Every line below should be copied exactly; drop the pictures.

==== Given information

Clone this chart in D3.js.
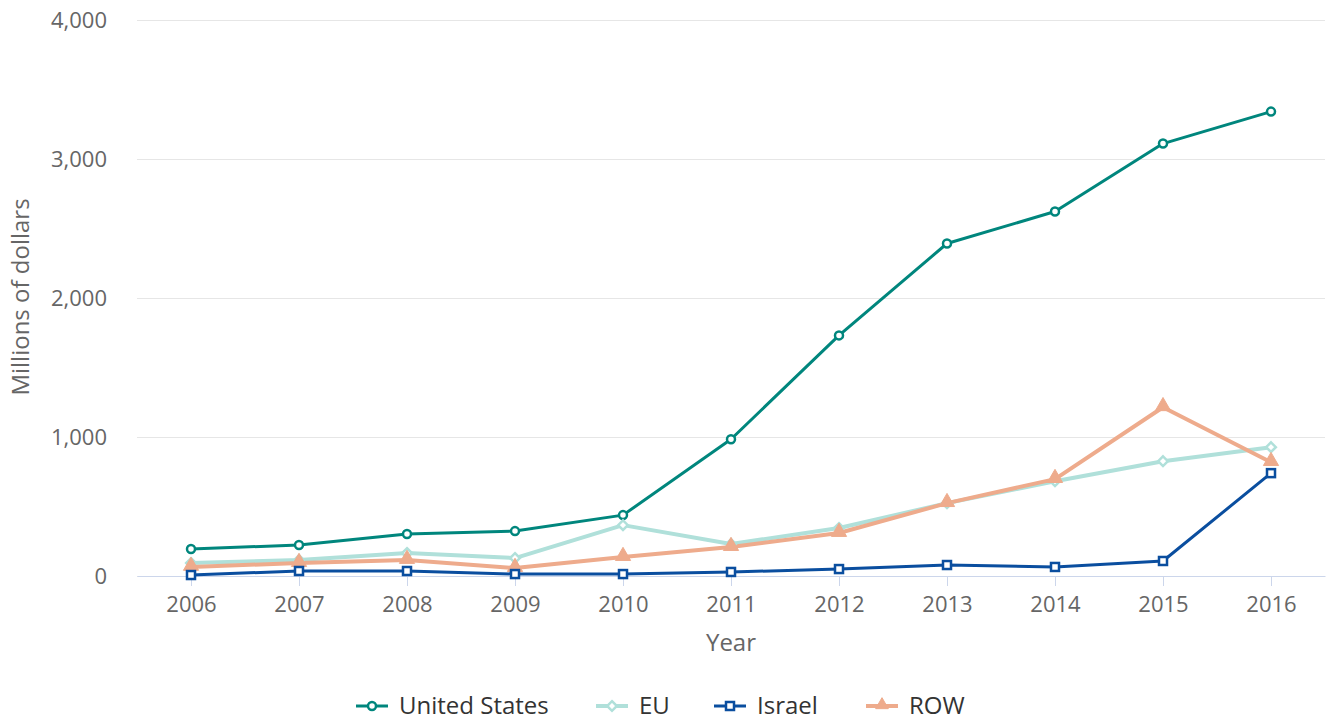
<!DOCTYPE html>
<html>
<head>
<meta charset="utf-8">
<script src="https://cdn.jsdelivr.net/npm/d3@7"></script>
<style>
  body { margin: 0; background: #fff; font-family: "Open Sans", sans-serif; }
</style>
</head>
<body>
<svg class="chart"></svg>
<script>
const years = [2006, 2007, 2008, 2009, 2010, 2011, 2012, 2013, 2014, 2015, 2016];
const unitedStates = [194, 223, 302, 323, 438, 984, 1731, 2392, 2622, 3111, 3341];
const eu = [93, 115, 165, 129, 366, 230, 345, 524, 682, 826, 927];
const israel = [7, 36, 36, 14, 14, 29, 50, 79, 65, 108, 740];
const row = [65, 93, 115, 57, 136, 208, 309, 524, 697, 1214, 819];
const yTicks = [0, 1000, 2000, 3000, 4000];

const series = [
  {name: "United States", values: unitedStates, color: "#00867d", width: 3, marker: "circle"},
  {name: "EU", values: eu, color: "#b0e0da", width: 4, marker: "diamond"},
  {name: "ROW", values: row, color: "#eeab8c", width: 4, marker: "triangle"},
  {name: "Israel", values: israel, color: "#0a4e9f", width: 3, marker: "square"}
];
const legendOrder = ["United States", "EU", "Israel", "ROW"];

const width = 1331, height = 722;
const margin = { top: 20, right: 6, bottom: 146, left: 137 };
const innerW = width - margin.left - margin.right;
const innerH = height - margin.top - margin.bottom;

const x = d3.scalePoint()
  .domain(years)
  .range([0, innerW])
  .padding(0.5);

const y = d3.scaleLinear()
  .domain([0, 4000])
  .range([innerH, 0]);

const svg = d3.select('.chart')
  .attr('width', width)
  .attr('height', height);

const chart = svg.append('g')
  .attr('transform', 'translate(' + margin.left + ',' + margin.top + ')');

// grid + y labels
const yAxis = d3.axisLeft(y)
  .tickValues(yTicks)
  .tickSize(-innerW)
  .tickPadding(30)
  .tickFormat(d3.format(','));

chart.append('g')
  .attr('class', 'y axis')
  .call(yAxis)
  .call(g => g.select('.domain').remove())
  .call(g => g.selectAll('line').attr('stroke', '#e6e6e6'))
  .call(g => g.selectAll('text')
    .attr('fill', '#666')
    .style('font-size', '22px')
    .style('font-family', '"Open Sans", sans-serif'));

// x axis
const xAxis = d3.axisBottom(x)
  .tickSize(10)
  .tickPadding(10)
  .tickSizeOuter(0);

chart.append('g')
  .attr('class', 'x axis')
  .attr('transform', 'translate(0,' + innerH + ')')
  .call(xAxis)
  .call(g => g.select('.domain').attr('stroke', '#ccd6eb'))
  .call(g => g.selectAll('line').attr('stroke', '#ccd6eb'))
  .call(g => g.selectAll('text')
    .attr('fill', '#666')
    .style('font-size', '22px')
    .style('font-family', '"Open Sans", sans-serif'));

// axis titles
svg.append('text')
  .attr('x', margin.left + innerW / 2)
  .attr('y', 651)
  .attr('text-anchor', 'middle')
  .attr('fill', '#666')
  .style('font-size', '24px')
  .text('Year');

svg.append('text')
  .attr('transform', 'translate(29,297) rotate(-90)')
  .attr('text-anchor', 'middle')
  .attr('fill', '#666')
  .style('font-size', '24px')
  .text('Millions of dollars');

const line = d3.line()
  .x((d, i) => x(years[i]))
  .y(d => y(d));

function drawMarker(g, type, color, size, triArea) {
  if (type === 'circle') {
    g.append('circle').attr('r', size).attr('fill', '#fff')
      .attr('stroke', color).attr('stroke-width', 2.5);
  } else if (type === 'square') {
    g.append('rect').attr('x', -size).attr('y', -size)
      .attr('width', size * 2).attr('height', size * 2)
      .attr('fill', '#fff').attr('stroke', color).attr('stroke-width', 2.5);
  } else if (type === 'diamond') {
    g.append('path').attr('d', d3.symbol(d3.symbolDiamond2, 60)())
      .attr('fill', '#fff').attr('stroke', color).attr('stroke-width', 2.5);
  } else {
    g.append('path').attr('d', d3.symbol(d3.symbolTriangle, triArea)())
      .attr('transform', 'translate(0,-1)')
      .attr('fill', color).attr('stroke', color).attr('stroke-width', 1);
  }
}

series.forEach(s => {
  chart.append('path')
    .datum(s.values)
    .attr('fill', 'none')
    .attr('stroke', s.color)
    .attr('stroke-width', s.width)
    .attr('stroke-linejoin', 'round')
    .attr('stroke-linecap', 'round')
    .attr('d', line);
});

series.forEach(s => {
  s.values.forEach((v, i) => {
    const g = chart.append('g')
      .attr('transform', 'translate(' + x(years[i]) + ',' + y(v) + ')');
    drawMarker(g, s.marker, s.color, 4, 100);
  });
});

// legend
const legendX = [356, 596, 714, 866];
const legend = svg.append('g').attr('transform', 'translate(0,706)');
legendOrder.forEach((name, i) => {
  const s = series.find(d => d.name === name);
  const item = legend.append('g').attr('transform', 'translate(' + legendX[i] + ',0)');
  item.append('line')
    .attr('x1', 0).attr('x2', 32)
    .attr('stroke', s.color).attr('stroke-width', s.width);
  const m = item.append('g').attr('transform', 'translate(16,0)');
  drawMarker(m, s.marker, s.color, 4, 70);
  item.append('text')
    .attr('x', 43)
    .attr('dy', '0.35em')
    .attr('fill', '#333')
    .style('font-size', '24px')
    .text(name);
});
</script>
</body>
</html>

========

### [Solved problem]
Clone this chart in D3.js.
<!DOCTYPE html>
<html>
<head>
<meta charset="utf-8">
<script src="https://cdn.jsdelivr.net/npm/d3@7"></script>
<style>
  body { margin: 0; background: #fff; font-family: "Open Sans", sans-serif; }
</style>
</head>
<body>
<svg class="chart"></svg>
<script>
const years = [2006, 2007, 2008, 2009, 2010, 2011, 2012, 2013, 2014, 2015, 2016];
const unitedStates = [194, 223, 302, 323, 438, 984, 1731, 2392, 2622, 3111, 3341];
const eu = [93, 115, 165, 129, 366, 230, 345, 524, 682, 826, 927];
const israel = [7, 36, 36, 14, 14, 29, 50, 79, 65, 108, 740];
const row = [65, 93, 115, 57, 136, 208, 309, 524, 697, 1214, 819];
const yTicks = [0, 1000, 2000, 3000, 4000];

const series = [
  {name: "United States", values: unitedStates, color: "#00867d", width: 3, marker: "circle"},
  {name: "EU", values: eu, color: "#b0e0da", width: 4, marker: "diamond"},
  {name: "ROW", values: row, color: "#eeab8c", width: 4, marker: "triangle"},
  {name: "Israel", values: israel, color: "#0a4e9f", width: 3, marker: "square"}
];
const legendOrder = ["United States", "EU", "Israel", "ROW"];

const width = 1331, height = 722;
const margin = { top: 20, right: 6, bottom: 146, left: 137 };
const innerW = width - margin.left - margin.right;
const innerH = height - margin.top - margin.bottom;

const x = d3.scalePoint()
  .domain(years)
  .range([0, innerW])
  .padding(0.5);

const y = d3.scaleLinear()
  .domain([0, 4000])
  .range([innerH, 0]);

const svg = d3.select('.chart')
  .attr('width', width)
  .attr('height', height);

const chart = svg.append('g')
  .attr('transform', 'translate(' + margin.left + ',' + margin.top + ')');

// grid + y labels
const yAxis = d3.axisLeft(y)
  .tickValues(yTicks)
  .tickSize(-innerW)
  .tickPadding(30)
  .tickFormat(d3.format(','));

chart.append('g')
  .attr('class', 'y axis')
  .call(yAxis)
  .call(g => g.select('.domain').remove())
  .call(g => g.selectAll('line').attr('stroke', '#e6e6e6'))
  .call(g => g.selectAll('text')
    .attr('fill', '#666')
    .style('font-size', '22px')
    .style('font-family', '"Open Sans", sans-serif'));

// x axis
const xAxis = d3.axisBottom(x)
  .tickSize(10)
  .tickPadding(10)
  .tickSizeOuter(0);

chart.append('g')
  .attr('class', 'x axis')
  .attr('transform', 'translate(0,' + innerH + ')')
  .call(xAxis)
  .call(g => g.select('.domain').attr('stroke', '#ccd6eb'))
  .call(g => g.selectAll('line').attr('stroke', '#ccd6eb'))
  .call(g => g.selectAll('text')
    .attr('fill', '#666')
    .style('font-size', '22px')
    .style('font-family', '"Open Sans", sans-serif'));

// axis titles
svg.append('text')
  .attr('x', margin.left + innerW / 2)
  .attr('y', 651)
  .attr('text-anchor', 'middle')
  .attr('fill', '#666')
  .style('font-size', '24px')
  .text('Year');

svg.append('text')
  .attr('transform', 'translate(29,297) rotate(-90)')
  .attr('text-anchor', 'middle')
  .attr('fill', '#666')
  .style('font-size', '24px')
  .text('Millions of dollars');

const line = d3.line()
  .x((d, i) => x(years[i]))
  .y(d => y(d));

function drawMarker(g, type, color, size, triArea) {
  if (type === 'circle') {
    g.append('circle').attr('r', size).attr('fill', '#fff')
      .attr('stroke', color).attr('stroke-width', 2.5);
  } else if (type === 'square') {
    g.append('rect').attr('x', -size).attr('y', -size)
      .attr('width', size * 2).attr('height', size * 2)
      .attr('fill', '#fff').attr('stroke', color).attr('stroke-width', 2.5);
  } else if (type === 'diamond') {
    g.append('path').attr('d', d3.symbol(d3.symbolDiamond2, 60)())
      .attr('fill', '#fff').attr('stroke', color).attr('stroke-width', 2.5);
  } else {
    g.append('path').attr('d', d3.symbol(d3.symbolTriangle, triArea)())
      .attr('transform', 'translate(0,-1)')
      .attr('fill', color).attr('stroke', color).attr('stroke-width', 1);
  }
}

series.forEach(s => {
  chart.append('path')
    .datum(s.values)
    .attr('fill', 'none')
    .attr('stroke', s.color)
    .attr('stroke-width', s.width)
    .attr('stroke-linejoin', 'round')
    .attr('stroke-linecap', 'round')
    .attr('d', line);
});

series.forEach(s => {
  s.values.forEach((v, i) => {
    const g = chart.append('g')
      .attr('transform', 'translate(' + x(years[i]) + ',' + y(v) + ')');
    drawMarker(g, s.marker, s.color, 4, 100);
  });
});

// legend
const legendX = [356, 596, 714, 866];
const legend = svg.append('g').attr('transform', 'translate(0,706)');
legendOrder.forEach((name, i) => {
  const s = series.find(d => d.name === name);
  const item = legend.append('g').attr('transform', 'translate(' + legendX[i] + ',0)');
  item.append('line')
    .attr('x1', 0).attr('x2', 32)
    .attr('stroke', s.color).attr('stroke-width', s.width);
  const m = item.append('g').attr('transform', 'translate(16,0)');
  drawMarker(m, s.marker, s.color, 4, 70);
  item.append('text')
    .attr('x', 43)
    .attr('dy', '0.35em')
    .attr('fill', '#333')
    .style('font-size', '24px')
    .text(name);
});
</script>
</body>
</html>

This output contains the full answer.